I schedule only three hours of office hours per week, because I can’t schedule all the other things I need to if I have too many office hours. I tell my students on the first day of class that I really value meeting with them outside of class and hope they take advantage of the opportunity; however, I have few office hours scheduled because there is no way for me to schedule times that will work for everyone, and if they want to see me and can’t attend my scheduled office hours, they should contact me by email or speak to me after class to make an appointment. If I’m teaching a large introductory class, I add that they will get the most out of such an appointment if they come with a study partner or two, and prepare for the meeting by identifying together what questions they have for me. (If I’m teaching a small upper level course for physics majors, I don’t necessarily say this, although I do encourage them to work together.) 

In addition, students find when they come to ask me questions that I always start by asking them to explain what they already understand, and then ask a series of questions aimed at helping them figure out how to answer their own question. So they have to work pretty hard in office hours! I have found that this approach seems to work pretty well and I spend a modest but not inordinate amount of time meeting with students outside of class.

I also think carefully about what time to schedule my office hours. The best times are very specific to a particular campus so what I do may not be best in your setting.

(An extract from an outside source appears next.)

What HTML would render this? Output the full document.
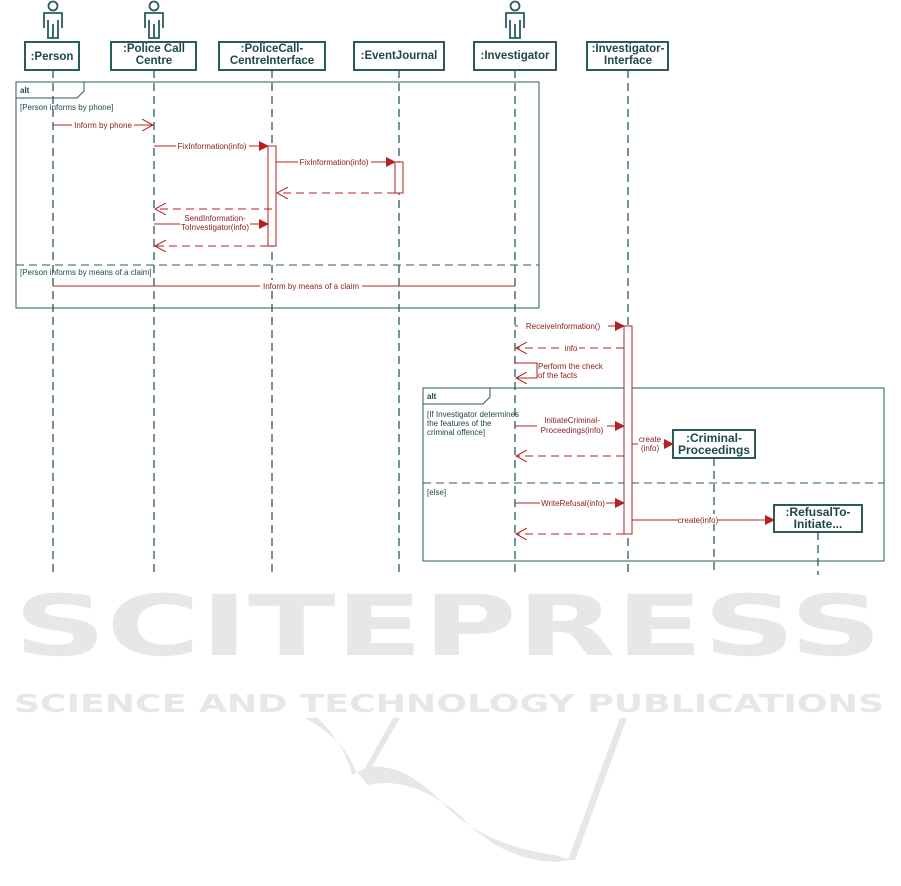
<!DOCTYPE html>
<html><head><meta charset="utf-8"><style>
body{margin:0;background:#fff;width:901px;height:886px;overflow:hidden}
svg{display:block}
</style></head><body>
<svg width="901" height="886" viewBox="0 0 901 886" xmlns="http://www.w3.org/2000/svg" font-family="Liberation Sans, sans-serif">
<defs>
<marker id="f" markerWidth="10" markerHeight="10" refX="9" refY="5" orient="auto" markerUnits="userSpaceOnUse"><path d="M0,0 L10,5 L0,10 z" fill="#b22222"/></marker>
<marker id="o" markerWidth="12" markerHeight="12" refX="11" refY="6" orient="auto" markerUnits="userSpaceOnUse"><path d="M0,0 L11,6 L0,12" fill="none" stroke="#b22222" stroke-width="1"/></marker>
</defs>
<!-- watermark -->
<g fill="#e6e8e7" stroke="none">
<text x="14" y="655" font-size="84" font-weight="bold" textLength="868" lengthAdjust="spacingAndGlyphs" font-family="DejaVu Sans, sans-serif">SCITEPRESS</text>
<text x="14" y="712" font-size="25" font-weight="bold" textLength="870" lengthAdjust="spacingAndGlyphs" font-family="DejaVu Sans, sans-serif">SCIENCE AND TECHNOLOGY PUBLICATIONS</text>
<path d="M305,718 L318,718 Q345,745 352,775 L365,768 Q400,760 440,800 Q480,845 555,855 L571,860 L556,862 Q500,860 460,815 Q410,775 368,785 L355,770 Q345,740 305,718 z"/>
<path d="M393,718 L400,718 L370,770 L365,768 z"/>
<path d="M620,718 L627,718 L575,860 L568,860 z"/>
</g>
<g stroke="#2a5c5c" fill="none">
<!-- lifelines -->
<g stroke-dasharray="8,5" stroke-width="1.3">
<line x1="53" y1="70" x2="53" y2="575"/>
<line x1="154" y1="70" x2="154" y2="575"/>
<line x1="272" y1="70" x2="272" y2="575"/>
<line x1="399" y1="70" x2="399" y2="575"/>
<line x1="515" y1="70" x2="515" y2="575"/>
<line x1="628" y1="70" x2="628" y2="575"/>
<line x1="714" y1="458" x2="714" y2="575"/>
<line x1="818" y1="532" x2="818" y2="575"/>
</g>
<g stroke-width="2" fill="#fff">
<rect x="25" y="42" width="54" height="28"/>
<rect x="111" y="42" width="85" height="28"/>
<rect x="219" y="42" width="106" height="28"/>
<rect x="354" y="42" width="90" height="28"/>
<rect x="474" y="42" width="82" height="28"/>
<rect x="587" y="42" width="81" height="28"/>
<rect x="673" y="430" width="82" height="28"/>
<rect x="774" y="505" width="88" height="27"/>
</g>
<!-- actors -->
<g stroke-width="1.8">
<g transform="translate(53,0)"><circle cx="0" cy="6" r="4.5"/><path d="M-9,28 L-9,13 L9,13 L9,28 M-5,20 L-5,38 L5,38 L5,20 M0,24 L0,38"/></g>
<g transform="translate(154,0)"><circle cx="0" cy="6" r="4.5"/><path d="M-9,28 L-9,13 L9,13 L9,28 M-5,20 L-5,38 L5,38 L5,20 M0,24 L0,38"/></g>
<g transform="translate(515,0)"><circle cx="0" cy="6" r="4.5"/><path d="M-9,28 L-9,13 L9,13 L9,28 M-5,20 L-5,38 L5,38 L5,20 M0,24 L0,38"/></g>
</g>
<!-- frames -->
<rect x="16" y="82" width="523" height="226" stroke-width="1"/>
<path d="M16,98 L77,98 L84,91 L84,82" stroke-width="1"/>
<line x1="16" y1="265" x2="539" y2="265" stroke-dasharray="8,5" stroke-width="1"/>
<rect x="423" y="388" width="461" height="173" stroke-width="1"/>
<path d="M423,404 L483,404 L490,397 L490,388" stroke-width="1"/>
<line x1="423" y1="483" x2="884" y2="483" stroke-dasharray="8,5" stroke-width="1"/>
</g>
<g fill="#1e4848" font-weight="bold" font-size="11.5" text-anchor="middle">
<text x="52" y="60">:Person</text>
<text x="154" y="52">:Police Call</text><text x="154" y="64">Centre</text>
<text x="272" y="52">:PoliceCall-</text><text x="272" y="64">CentreInterface</text>
<text x="399" y="59">:EventJournal</text>
<text x="515" y="59">:Investigator</text>
<text x="628" y="52">:Investigator-</text><text x="628" y="64">Interface</text>
<text x="714" y="442" font-size="12">:Criminal-</text><text x="714" y="454" font-size="12">Proceedings</text>
<text x="818" y="516" font-size="12">:RefusalTo-</text><text x="818" y="528" font-size="12">Initiate...</text>
</g>
<g fill="#1e4848" font-size="8">
<text x="20" y="93" font-weight="bold">alt</text>
<text x="427" y="399" font-weight="bold">alt</text>
<text x="20" y="110">[Person informs by phone]</text>
<text x="20" y="275">[Person informs by means of a claim]</text>
<text x="427" y="417">[If Investigator determines</text>
<text x="427" y="426">the features of the</text>
<text x="427" y="435">criminal offence]</text>
<text x="427" y="495">[else]</text>
</g>
<!-- activations -->
<g stroke="#b22222" fill="#fff" stroke-width="1">
<rect x="268" y="146" width="8" height="100"/>
<rect x="395" y="162" width="8" height="31"/>
<rect x="624" y="326" width="8" height="208"/>
</g>
<g stroke="#b22222" stroke-width="1" fill="none">
<line x1="53" y1="125" x2="153" y2="125" marker-end="url(#o)"/>
<line x1="154" y1="146" x2="268" y2="146" marker-end="url(#f)"/>
<line x1="276" y1="162" x2="395" y2="162" marker-end="url(#f)"/>
<line x1="395" y1="193" x2="277" y2="193" stroke-dasharray="8,5" marker-end="url(#o)"/>
<line x1="272" y1="209" x2="155" y2="209" stroke-dasharray="8,5" marker-end="url(#o)"/>
<line x1="154" y1="224" x2="268" y2="224" marker-end="url(#f)"/>
<line x1="268" y1="246" x2="155" y2="246" stroke-dasharray="8,5" marker-end="url(#o)"/>
<line x1="53" y1="286" x2="515" y2="286"/>
<line x1="515" y1="326" x2="624" y2="326" marker-end="url(#f)"/>
<line x1="624" y1="348" x2="516" y2="348" stroke-dasharray="8,5" marker-end="url(#o)"/>
<path d="M515,363 L537,363 L537,378 L516,378" marker-end="url(#o)"/>
<line x1="515" y1="426" x2="624" y2="426" marker-end="url(#f)"/>
<line x1="632" y1="444" x2="673" y2="444" marker-end="url(#f)"/>
<line x1="624" y1="456" x2="516" y2="456" stroke-dasharray="8,5" marker-end="url(#o)"/>
<line x1="515" y1="503" x2="624" y2="503" marker-end="url(#f)"/>
<line x1="632" y1="520" x2="774" y2="520" marker-end="url(#f)"/>
<line x1="624" y1="534" x2="516" y2="534" stroke-dasharray="8,5" marker-end="url(#o)"/>
</g>
<g fill="#8b1a1a" font-size="8" text-anchor="middle">
<g fill="#fff" stroke="none">
<rect x="72" y="119" width="62" height="10"/><rect x="176" y="140" width="73" height="10"/>
<rect x="298" y="156" width="73" height="10"/><rect x="180" y="213" width="70" height="20"/>
<rect x="260" y="280" width="102" height="10"/><rect x="518" y="320" width="90" height="10"/>
<rect x="563" y="342" width="16" height="10"/><rect x="537" y="414" width="70" height="21"/>
<rect x="638" y="434" width="25" height="20"/><rect x="540" y="497" width="66" height="10"/>
<rect x="678" y="514" width="40" height="10"/>
</g>
<text x="103" y="128">Inform by phone</text>
<text x="212" y="149">FixInformation(info)</text>
<text x="334" y="165">FixInformation(info)</text>
<text x="215" y="221">SendInformation-</text><text x="215" y="230">ToInvestigator(info)</text>
<text x="311" y="289">Inform by means of a claim</text>
<text x="563" y="329">ReceiveInformation()</text>
<text x="571" y="351">info</text>
<text x="538" y="369" text-anchor="start">Perform the check</text>
<text x="538" y="378" text-anchor="start">of the facts</text>
<text x="572" y="423">InitiateCriminal-</text><text x="572" y="433">Proceedings(info)</text>
<text x="650" y="442">create</text><text x="650" y="451">(info)</text>
<text x="573" y="506">WriteRefusal(info)</text>
<text x="698" y="523">create(info)</text>
</g>
</svg>
</body></html>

For most of my career, I have scheduled 1.5-2 hours per week of evening office hours and the rest daytime. I teach at a small residential liberal arts college and most students are free in the evening. I started this when I had small children and I would leave work around 2:30 or 3 in the afternoon, go home, spend the late afternoon and dinner time with them, put them to bed, and go back to work at about 8. Students loved it because it was easy to come to my office hours. I loved it because I was too tired for anything but office hours at that point, and this kept my daytime hours free for other work and for family. However, in the last 2-3 years I have not done this, as now I have teenage children who need to be taken to activities in the evening, and who are not necessarily home in the afternoon. So I’ve tried to find other times of day when most students are free.